Comptant une pléiade de personnages tous plus charismatiques les uns que les autres, Les Jardins de la Lune offre surtout une profondeur à chacun. Le plus formidable et le plus mémorable restera bien entendu le Tiste Andii colossal, Anomander Rake, et son épée magique, Dragnipur (dont la présentation de son « pouvoir » relève du total génie). Toute l’équipe des Bridgeburners s’avère épatante au possible, entre Quick Ben magicien au lourd passif, Kalam, ancien Claw (sorte de chasseurs de sorciers pour le compte de l’empereur), ou encore l’excellent sergent Whiskeyjack, tous passionnent réellement. On pourra dire la même chose de tous les autres nombreux individus qui parcourent le récit, Erikson a une capacité quasi-surnaturelle à bâtir des personnalités fortes et intrigantes.

Mais pas que. L’autre grand point fort, c’est sa maîtrise du récit, réglé comme du papier à musique et qui monte crescendo une fois l’ouverture magistrale du siège de Pale passée. Le tout finit en confrontation générale du meilleur effet avec quelques morceaux d’anthologies (le face-à-face entre Anomander Rake et un immense démon au cœur de Darujhistan, la bataille entre les cinq dragons et le Tyrant Jaghut…) et les moments où les personnages se penchent sur le passé de leur monde s’avèrent encore plus réussis. Grâce au background très étudié et finalement ultra-convaincant élaboré par Erikson. Quelque chose d’extrêmement vaste qu’on ne fait qu’entrevoir et qui reste stupéfiant. De même, le système de magie par les Warrens s’affirme comme une magnifique trouvaille de par les possibilités qu’il ouvre mais aussi par les images qu’ils suscitent dans le bouquin. Étroitement lié aux Dieux, nombreux et avec des liens complexes, l’addition des deux régale et la large description de la Maison Shadow (Rope et Shadowtrone, excellents) ajoute un plus indéniable à l’aventure.

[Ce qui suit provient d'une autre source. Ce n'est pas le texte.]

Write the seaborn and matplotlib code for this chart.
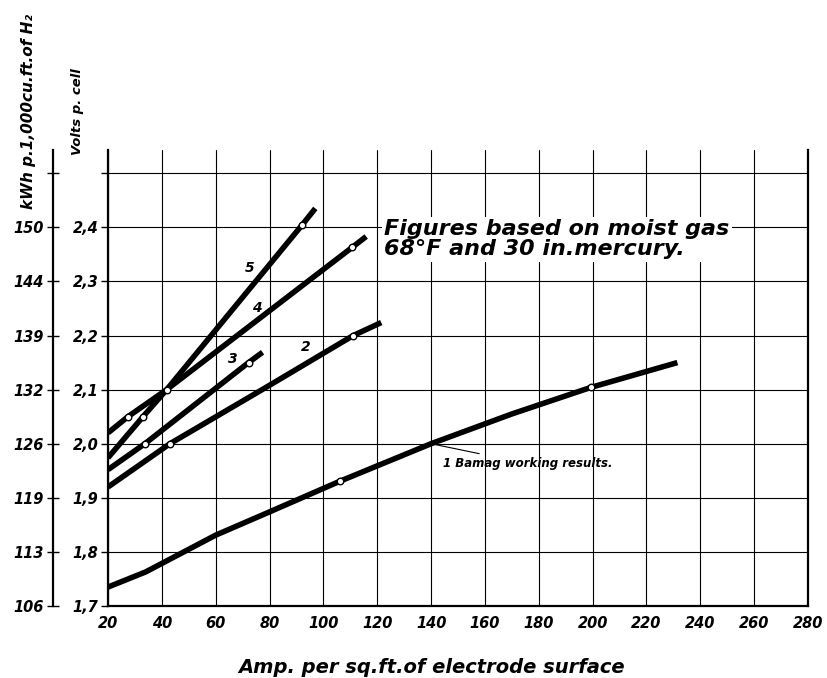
import pandas as pd
import matplotlib.pyplot as plt
import seaborn as sns

sns.set_theme(style="white")
plt.rcParams['font.family'] = ['DejaVu Sans']
plt.rcParams['text.color'] = 'black'
plt.rcParams['xtick.color'] = 'black'
plt.rcParams['ytick.color'] = 'black'
plt.rcParams['axes.labelcolor'] = 'black'

# curve vertices (x = amp per sq.ft, y = volts per cell)
c1_x = [20, 34, 60, 80, 106.3, 140, 170, 199.3, 231.5]
c1_y = [1.735, 1.763, 1.831, 1.874, 1.931, 2.0, 2.055, 2.104, 2.15]
c2_x = [20, 43, 80, 111.1, 121.5]
c2_y = [1.92, 2.0, 2.108, 2.2, 2.224]
c3_x = [20, 33.7, 72.2, 77.4]
c3_y = [1.952, 2.0, 2.15, 2.169]
c4_x = [20, 27.4, 41.8, 110.7, 115.9]
c4_y = [2.02, 2.05, 2.1, 2.363, 2.383]
c5_x = [20, 33, 41.8, 92.2, 97]
c5_y = [1.974, 2.05, 2.1, 2.405, 2.435]

# measured points (open circles)
pt_x = [106.3, 199.3, 43, 111.1, 33.7, 72.2, 27.4, 41.8, 110.7, 33, 92.2]
pt_y = [1.931, 2.104, 2.0, 2.2, 2.0, 2.15, 2.05, 2.1, 2.363, 2.05, 2.405]

x_ticks = list(range(20, 281, 20))
volt_ticks = [1.7, 1.8, 1.9, 2.0, 2.1, 2.2, 2.3, 2.4, 2.5]
volt_labels = ['1,7', '1,8', '1,9', '2,0', '2,1', '2,2', '2,3', '2,4', '']
kwh_labels = ['106', '113', '119', '126', '132', '139', '144', '150', '']

# curve labels: text, text position, point on the curve
curve_labels = [
    ('5', (72.6, 2.325), (76.9, 2.312)),
    ('4', (75.4, 2.250), (78.8, 2.241)),
    ('3', (66.2, 2.156), (70.7, 2.145)),
    ('2', (93.6, 2.178), (97.5, 2.163)),
]

frames = []
for name, xs, ys in [('1', c1_x, c1_y), ('2', c2_x, c2_y), ('3', c3_x, c3_y),
                     ('4', c4_x, c4_y), ('5', c5_x, c5_y)]:
    frames.append(pd.DataFrame({'amp': xs, 'volts': ys, 'curve': name}))
df = pd.concat(frames, ignore_index=True)

fig = plt.figure(figsize=(8.27, 6.78), dpi=100)
ax = fig.add_axes([0.1306, 0.1062, 0.8464, 0.6726])

sns.lineplot(data=df, x='amp', y='volts', units='curve', estimator=None, sort=False,
             color='black', lw=4, solid_capstyle='butt', ax=ax, zorder=3)
sns.scatterplot(x=pt_x, y=pt_y, s=22, color='white', edgecolor='black',
                linewidth=1.0, ax=ax, zorder=4)

ax.set_xlim(20, 280)
ax.set_ylim(1.7, 2.543)
ax.set_xticks(x_ticks)
ax.set_xticklabels([str(v) for v in x_ticks])
ax.set_yticks(volt_ticks)
ax.set_yticklabels(volt_labels)
ax.grid(True, color='black', lw=0.8)
ax.set_axisbelow(True)
ax.set_xlabel('')
ax.set_ylabel('')
for side in ['left', 'bottom', 'right']:
    ax.spines[side].set_color('black')
    ax.spines[side].set_linewidth(1.6)
ax.spines['top'].set_visible(False)
ax.tick_params(axis='both', direction='out', length=5, width=1, color='black',
               labelsize=10.5, pad=2, labelcolor='black')
for lab in ax.get_xticklabels() + ax.get_yticklabels():
    lab.set_fontweight('bold')
    lab.set_fontstyle('italic')

# second scale: kWh per 1000 cu.ft of H2
ax2 = ax.twinx()
ax2.set_ylim(ax.get_ylim())
ax2.yaxis.set_ticks_position('left')
ax2.spines['left'].set_position(('outward', 39.6))
ax2.spines['left'].set_visible(True)
ax2.spines['left'].set_linewidth(1.6)
ax2.spines['left'].set_color('black')
for side in ['right', 'top', 'bottom']:
    ax2.spines[side].set_visible(False)
ax2.set_yticks(volt_ticks)
ax2.set_yticklabels(kwh_labels)
ax2.tick_params(axis='y', direction='inout', length=9, width=1, color='black',
                labelsize=10.5, pad=2, labelcolor='black')
for lab in ax2.get_yticklabels():
    lab.set_fontweight('bold')
    lab.set_fontstyle('italic')
ax2.grid(False)

for txt, xytext, xy in curve_labels:
    ax.annotate(txt, xy=xy, xytext=xytext, fontsize=10, fontweight='bold',
                fontstyle='italic', ha='center', va='center', color='black',
                arrowprops=dict(arrowstyle='-', lw=0.9, color='black',
                                shrinkA=2, shrinkB=0))
ax.annotate('1 Bamag working results.', xy=(140, 2.0), xytext=(144.5, 1.963),
            fontsize=8.5, fontweight='bold', fontstyle='italic', ha='left', va='center',
            color='black',
            arrowprops=dict(arrowstyle='-', lw=0.8, color='black', shrinkA=1, shrinkB=0))

ax.text(122.6, 2.378, 'Figures based on moist gas\n68°F and 30 in.mercury.',
        fontsize=16, fontweight='bold', fontstyle='italic', ha='left', va='center',
        linespacing=1.0, zorder=5, color='black',
        bbox=dict(facecolor='white', edgecolor='none', pad=2))

fig.text(0.034, 0.835, 'kWh p.1,000cu.ft.of H\u2082', rotation=90, ha='center', va='center',
         fontsize=11, fontweight='bold', fontstyle='italic', color='black')
fig.text(0.094, 0.835, 'Volts p. cell', rotation=90, ha='center', va='center',
         fontsize=9.5, fontweight='bold', fontstyle='italic', color='black')
fig.text(0.522, 0.015, 'Amp. per sq.ft.of electrode surface', ha='center', va='center',
         fontsize=14, fontweight='bold', fontstyle='italic', color='black')

fig.savefig('out.png', dpi=100)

Bien entendu, comme tout premier roman, Les Jardins de la Lune n’est pas parfait et Erikson manque encore d’émotion dans son écriture, on a du mal à s’attacher aux personnages à ce niveau puisque parfois le récit se fait trop froid et trop distant. Une erreur mineure et nullement rédhibitoire pour l’ensemble du récit. De fait, Erikson a encore près de neuf romans pour s’améliorer. En l’état, il manque encore dans cette critique bien des choses comme toute la partie avec Caladan Brood qui laisse entrevoir une foule de bonnes choses, où la multiplicité des retournements de situations qui ne cessent de garder le lecteur en haleine. Mais concentrons-nous simplement pour finir sur la conclusion de l’aventure qui laisse un goût d’inachevée, à raison d’ailleurs puisque le reste de l’épopée prend place dans les deux opus suivants.

Premier roman de haute volée, souffrant certes de mineurs problèmes de jeunesse, Les Jardins de la Lune attire l’attention sur un auteur trop ignoré sous nos latitudes en la personne de Steven Erikson. Si l’étendue de son imagination n’est qu’entrevue ici, nul doute qu’il tarde aux lecteurs fermant la dernière page de ce roman de poser la main sur ses suites, Deadhouse Gates et Memories of Ice. Une magnifique découverte.